# Archimedean Property

Archimedean Property

Theorem: If $x > 0$, then for any $y \in \mathbb{R}$ there exist $n \in \mathbb{N}$ such that $nx > y$.

Proof: When $y \leqslant 0$, the theorem is evident. For $y > 0$, let the theorem be false, so that $nx \leqslant y{\text{ }}\forall n \in \mathbb{N}$. Thus, $S = \left\{ {nx:n \in \mathbb{N}} \right\}$ is a non-empty set bounded above (for$nx \leqslant y$ ). Therefore, by completeness axiom $S$ has the supremum. Let $\alpha = \sup S$. Then $nx \leqslant \alpha {\text{ }}\forall n \in \mathbb{N} \Rightarrow \left( {n + 1} \right)x \leqslant \alpha {\text{ }}\forall n \in \mathbb{N}$ $\Rightarrow nx \leqslant \alpha – x{\text{ }}\forall n \in \mathbb{N}$. Thus, $\alpha – x$ is also an upper bound of $S$. But $\alpha – x < \alpha$. This contradicts that $\alpha = \sup S$. Hence, the assumption $nx \leqslant y{\text{ }}\forall n \in \mathbb{N}$ is false, and so the statement of the theorem is true.

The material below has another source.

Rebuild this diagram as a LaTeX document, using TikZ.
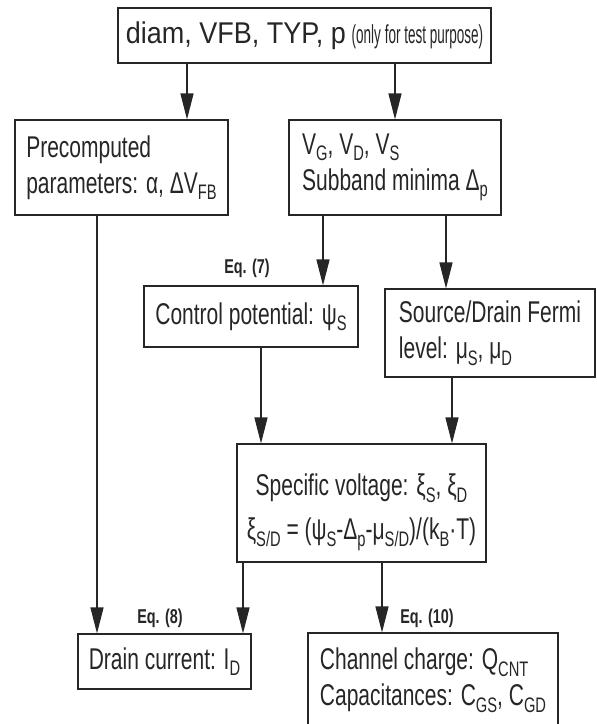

Corollary 1: For any $x \in \mathbb{R}{\text{ }}\exists {\text{ }}n \in \mathbb{N}$ such that $n > x$.
It follows from the theorem on replacing $y$ by $x$ and taking $1$ for $x$.

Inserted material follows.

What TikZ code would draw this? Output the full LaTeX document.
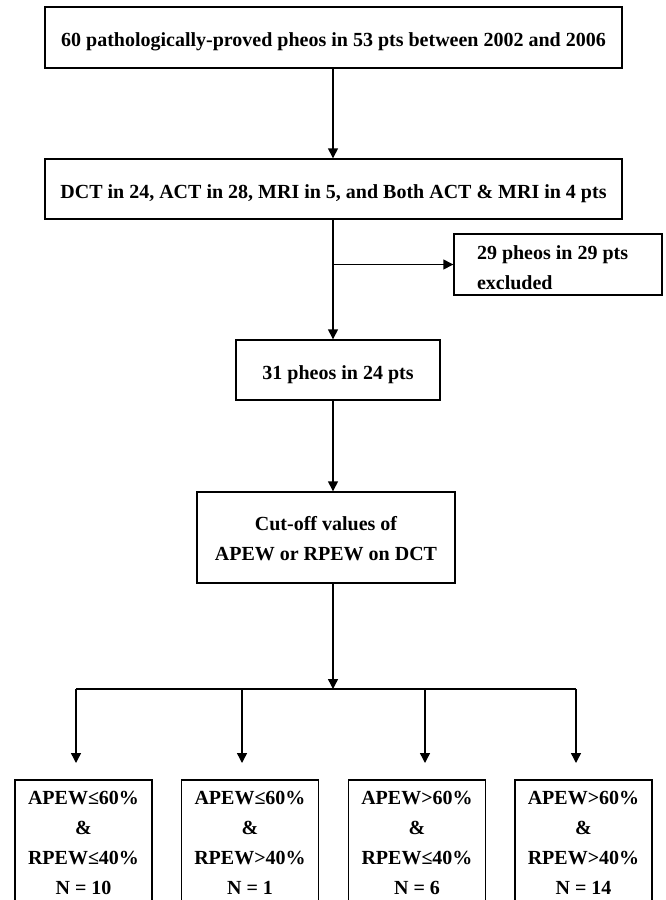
\documentclass[tikz,border=0pt]{standalone}
\usepackage{fontspec}
\setmainfont{Liberation Serif}
\usetikzlibrary{positioning, calc, arrows.meta}
\tikzset{box/.style={draw, line width=1.4pt, inner sep=0pt, font=\fontsize{20}{30}\selectfont\bfseries}}
\tikzset{arr/.style={line width=1.4pt, -{Triangle[length=10pt, width=10pt]}}}
\tikzset{link/.style={line width=1.4pt}}
\tikzset{group/.style={box, text width=137, align=flush center, text height=24, text depth=106}}

\begin{document}
\begin{tikzpicture}[x=1pt, y=-1pt]
  \useasboundingbox (0,0) rectangle (665,900);
  \clip (0,0) rectangle (665,900);

  \node[box, minimum width=577, text height=39, text depth=22] (b0) at (333.5,37.5)
    {60 pathologically-proved pheos in 53 pts between 2002 and 2006};
  \node[box, minimum width=577, text height=39, text depth=21] (b1) at (333.5,189)
    {DCT in 24, ACT in 28, MRI in 5, and Both ACT \& MRI in 4 pts};
  \node[box, text width=162, inner xsep=23pt, align=flush left,
        text height=25, text depth=36] (ex) at (558,264.5)
    {29 pheos in 29 pts\\excluded};
  \node[box, minimum width=204, text height=39, text depth=21] (b2) at (338,370)
    {31 pheos in 24 pts};
  \node[box, text width=258, align=flush center, text height=38, text depth=53] (b3) at (326,537.5)
    {Cut-off values of\\APEW or RPEW on DCT};

  % four groups
  \node[group] (r0) at (83.5,845)  {APEW≤60\%\\\&\\RPEW≤40\%\\N = 10};
  \node[group] (r1) at (250,845)   {APEW≤60\%\\\&\\RPEW>40\%\\N = 1};
  \node[group] (r2) at (417,845)   {APEW>60\%\\\&\\RPEW≤40\%\\N = 6};
  \node[group] (r3) at (583.5,845) {APEW>60\%\\\&\\RPEW>40\%\\N = 14};

  \coordinate (split) at (333,689);
  \coordinate (jn) at (split |- ex.west);
  \coordinate (a0) at (76,763);
  \coordinate (a1) at (242,763);
  \coordinate (a2) at (425,763);
  \coordinate (a3) at (576,763);

  \draw[arr] (b0.south -| split) -- (b1.north -| split);
  \draw[arr] (b1.south -| split) -- (b2.north -| split);
  \draw[arr] (jn) -- (ex.west);
  \draw[arr] (b2.south -| split) -- (b3.north -| split);
  \draw[arr] (b3.south -| split) -- (split);
  \draw[link] (split -| a0) -- (split -| a3);
  \draw[arr] (split -| a0) -- (a0);
  \draw[arr] (split -| a1) -- (a1);
  \draw[arr] (split -| a2) -- (a2);
  \draw[arr] (split -| a3) -- (a3);
\end{tikzpicture}
\end{document}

Corollary 2: The set $\mathbb{N}$ is bounded below but unbounded above.

Corollary 3: For any $x \in {\mathbb{R}^ + }$ there exist $n \in \mathbb{N}$ such that $x > 1/n$.

Corollary 4: For any $x \in \mathbb{R}$ there exist $n,m \in \mathbb{Z}$ such that $n > x > m$.

Corollary 5: For any $x \in \mathbb{R}$ there exist unique $n \in \mathbb{Z}$ such that $n + 1 > x \geqslant n$.

Proof: By the completeness axiom the set $\left\{ {m:m < x \wedge m \in \mathbb{Z}} \right\}$ being bounded above has the suprema, say $n,n \in \mathbb{Z}$. Thus, $x \geqslant n \wedge n + 1 > x$, i.e. $n + 1 > x \geqslant n$, where $n \in \mathbb{Z}$. Since $n$ is a suprema and therefore it is unique.

The above integer $n$ is usually denoted by $\left[ x \right]$ and is called the integral part of the number $x$.

Corollary 6: For any $x \in \mathbb{R}$ there exist unique $n \in \mathbb{N}$ such that $x \geqslant n > x – 1$.

Corollary 7: For any $x \in \mathbb{R}$ there exist unique $n \in \mathbb{N}$ such that $x > n \geqslant x – 1$.

Example: For any $x \in {\mathbb{R}^ + }$ there exist unique $n \in \mathbb{N}$ such that $\frac{{n\left( {n + 1} \right)}}{2} > x \geqslant \frac{{n\left( {n – 1} \right)}}{2}$.

Solution: For real number $\sqrt {\left( {2x + \frac{1}{4}} \right)} + \frac{1}{2}$ by corollary 5, there exist unique $n \in \mathbb{N}$ such that

$n + 1 > \sqrt {\left( {2x + \frac{1}{4}} \right)} + \frac{1}{2} \geqslant n$

Or

${\left( {n + \frac{1}{2}} \right)^2} > 2x + \frac{1}{4} \geqslant {\left( {n – \frac{1}{2}} \right)^2}$

Or

${n^2} + n > 2x \geqslant {n^2} – n$

i.e.

$\frac{{n\left( {n + 1} \right)}}{2} > x \geqslant \frac{{n\left( {n – 1} \right)}}{2}$

The above example illustrates that every positive integer $n$ can be uniquely expressed as $n = \frac{{i\left( {i – 1} \right)}}{2} + j$, for unique $i,j \in \mathbb{N} \wedge 1 \leqslant j \leqslant i$.

Such unique representation of natural members is sometimes very helpful in investigating the enumerability of certain sets.